WHAT IS NEEDED:
Write the lines out again, from the top of the material to the line containing "from matplotlib.patches import Rectangle", pictures excluded.

COLLECTED MATERIAL:
-- -- --
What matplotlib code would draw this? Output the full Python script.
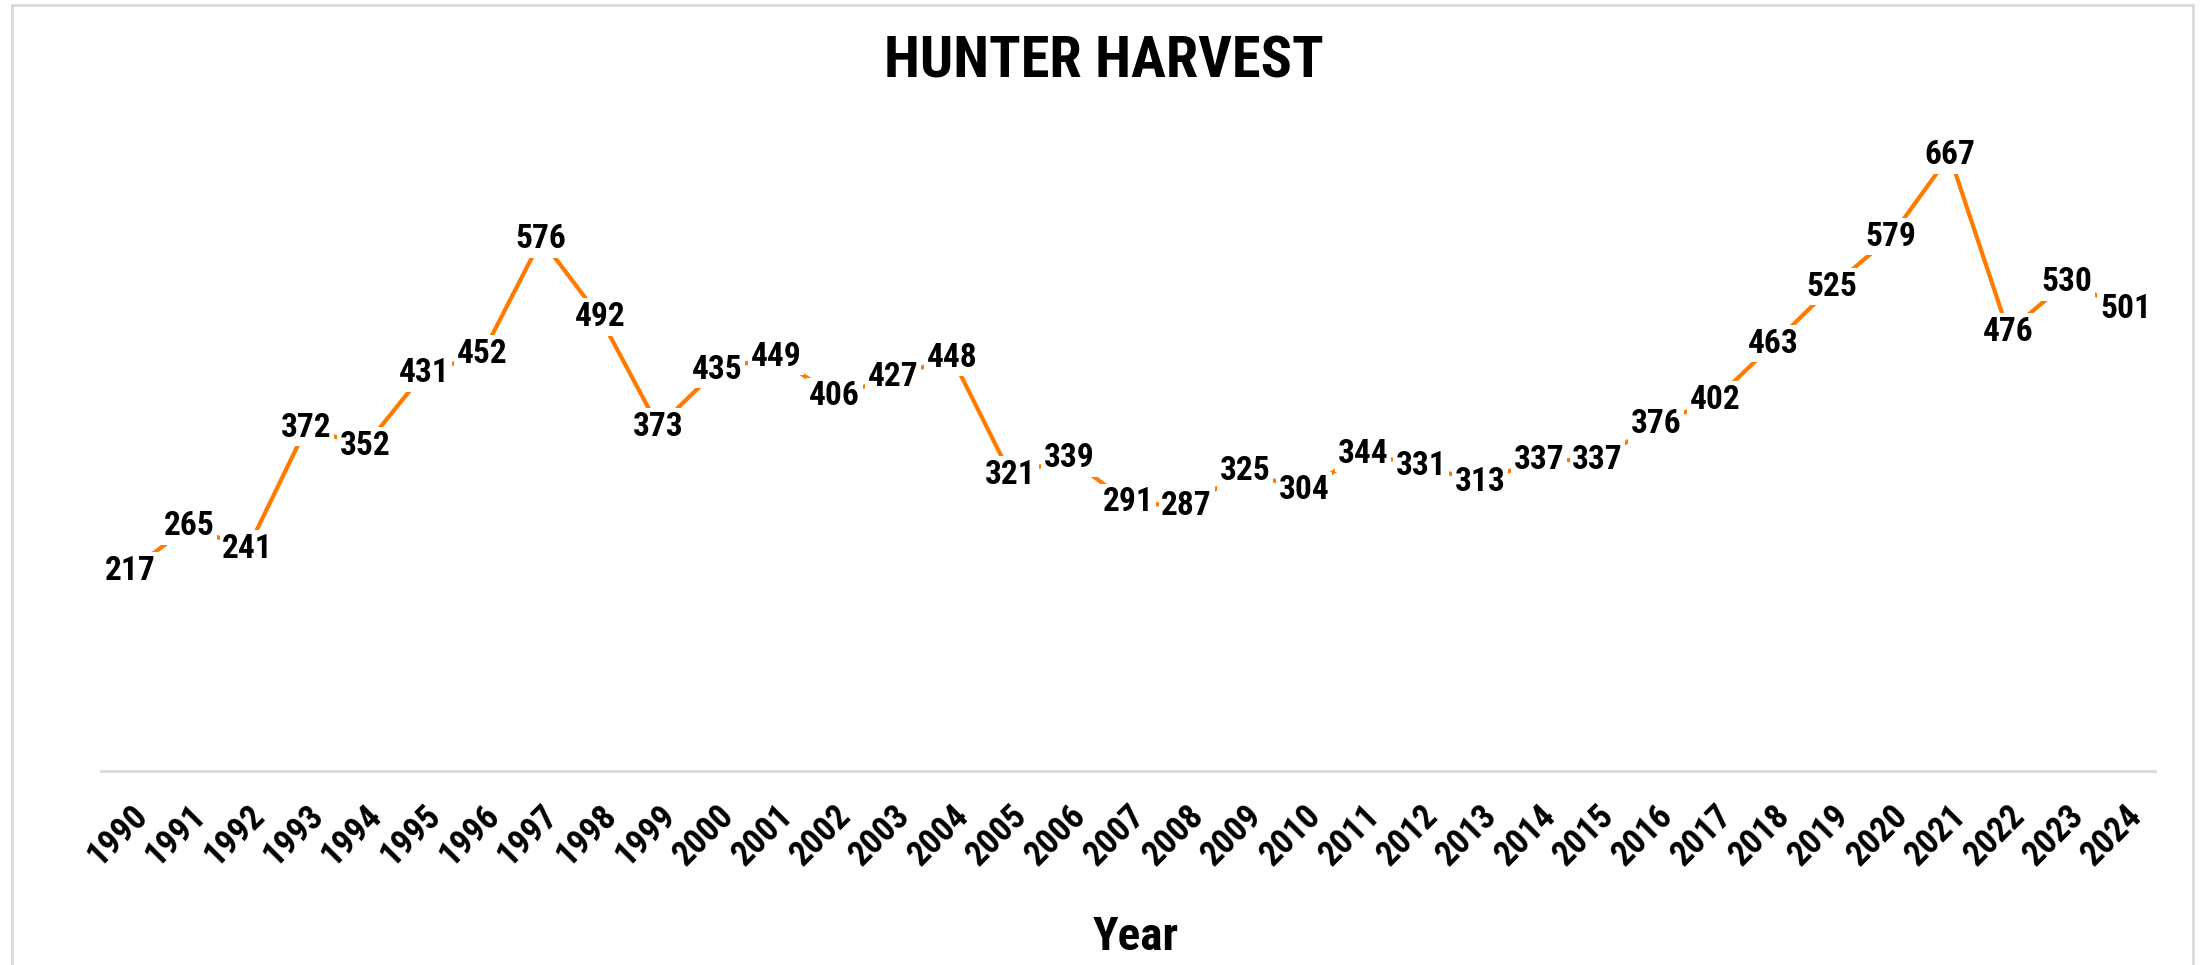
import matplotlib
matplotlib.use("Agg")
import matplotlib.pyplot as plt
from matplotlib import font_manager
from matplotlib.patches import Rectangle

years = list(range(1990, 2025))
harvest = [217, 265, 241, 372, 352, 431, 452, 576, 492, 373,
           435, 449, 406, 427, 448, 321, 339, 291, 287, 325,
           304, 344, 331, 313, 337, 337, 376, 402, 463, 525,
           579, 667, 476, 530, 501]

title = "HUNTER HARVEST"
xlabel = "Year"


def pick_font(names):
    for name in names:
        try:
            font_manager.findfont(font_manager.FontProperties(family=name),
                                  fallback_to_default=False)
            return name
        except ValueError:
            continue
    return "DejaVu Sans"


font = pick_font(["Roboto Condensed", "Lato"])
plt.rcParams["font.family"] = [font, "DejaVu Sans"]

W, H, DPI = 2201, 965, 100
fig = plt.figure(figsize=(W / DPI, H / DPI), dpi=DPI)

# chart border
fig.patches.append(Rectangle((12 / W, -0.01), (2193 - 12) / W, 1 - 5 / H + 0.01,
                             transform=fig.transFigure, fill=False,
                             edgecolor="#d9d9d9", linewidth=2))

ax = fig.add_axes([101 / W, 1 - 771 / H, (2155 - 101) / W, (771 - 125) / H])
x = list(range(len(years)))
ax.plot(x, harvest, color="#ff7b00", linewidth=3, solid_capstyle="butt")

for xi, v in zip(x, harvest):
    ax.text(xi, v, str(v), ha="center", va="center", fontsize=24,
            fontweight="bold", color="black",
            bbox=dict(boxstyle="square,pad=0.08", facecolor="white",
                      edgecolor="none"))

ax.set_xlim(-0.5, len(years) - 0.5)
ax.set_ylim(0, 700)
ax.set_yticks([])
ax.set_xticks(x)
ax.set_xticklabels([str(y) for y in years], rotation=45, ha="right",
                   va="top", rotation_mode="anchor", fontsize=25,
                   fontweight="bold")
ax.tick_params(axis="x", length=0, pad=20)

for side in ["top", "right", "left"]:
    ax.spines[side].set_visible(False)
ax.spines["bottom"].set_color("#d9d9d9")
ax.spines["bottom"].set_linewidth(2)

fig.text(1104 / W, 1 - 62 / H, title, ha="center", va="center",
         fontsize=42, fontweight="bold")
fig.text(1136 / W, 1 - 937 / H, xlabel, ha="center", va="center",
         fontsize=34, fontweight="bold")

fig.savefig("out.png", dpi=DPI)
-- -- --
THE COMPLETED TASK:
What matplotlib code would draw this? Output the full Python script.
import matplotlib
matplotlib.use("Agg")
import matplotlib.pyplot as plt
from matplotlib import font_manager
from matplotlib.patches import Rectangle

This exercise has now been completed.